Q: What about the D.C. area makes it a good
setting for your novels?
A:
Every novel I’ve published has been set in the Washington, D.C., area, which is
surprising even to me since I am not from the area. I suppose I began writing
about D.C. and Montgomery County because I was viewing it through the lens of
an outsider, and everything seemed fresh and interesting.
But
part of what continues to fascinate me about Bethesda in particular is the
ideal nature of the place.
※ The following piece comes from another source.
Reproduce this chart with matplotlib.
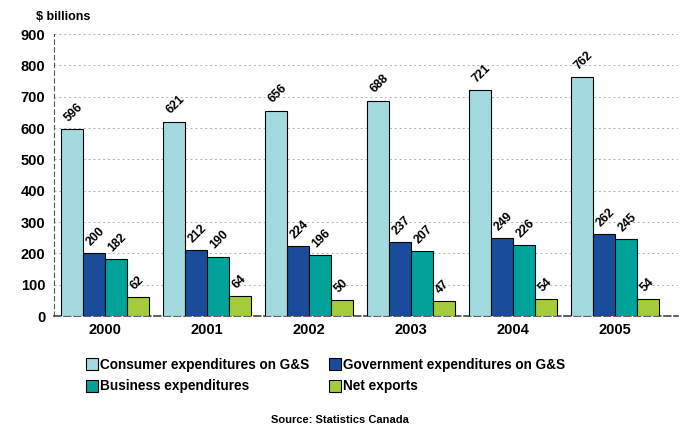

There’s an unusually high level of affluence and
education among the residents, and they are all trying to live examined lives.
In
my mind I often equate Bethesda with Plato’s republic—how do you set about
creating a perfect society? And then once you have achieved that, just sit back
and see what happens.
Q: Which authors have inspired you?
A: At times I feel I am nothing more
than the sum of what I have read: Everything I’ve ever read is lodged inside me
somewhere, which is part of why I can’t give any of my books away, and my house
may soon buckle from the weight.
But the simpler answer is that I love
to read dark comedy. William Boyd’s A Good Man in Africa, Graham Greene’s Our
Man in Havana, George Orwell’s Burmese Days, Zoe Heller’s Notes on a Scandal. I’m
a huge fan of Cathleen Schine, who writes very smart but accessible fiction, so
I was honored to have her write a blurb for the book.
Q: Anything else we should know?
A: I feel quite fortunate right now to
have a life and a job where I’m surrounded by books.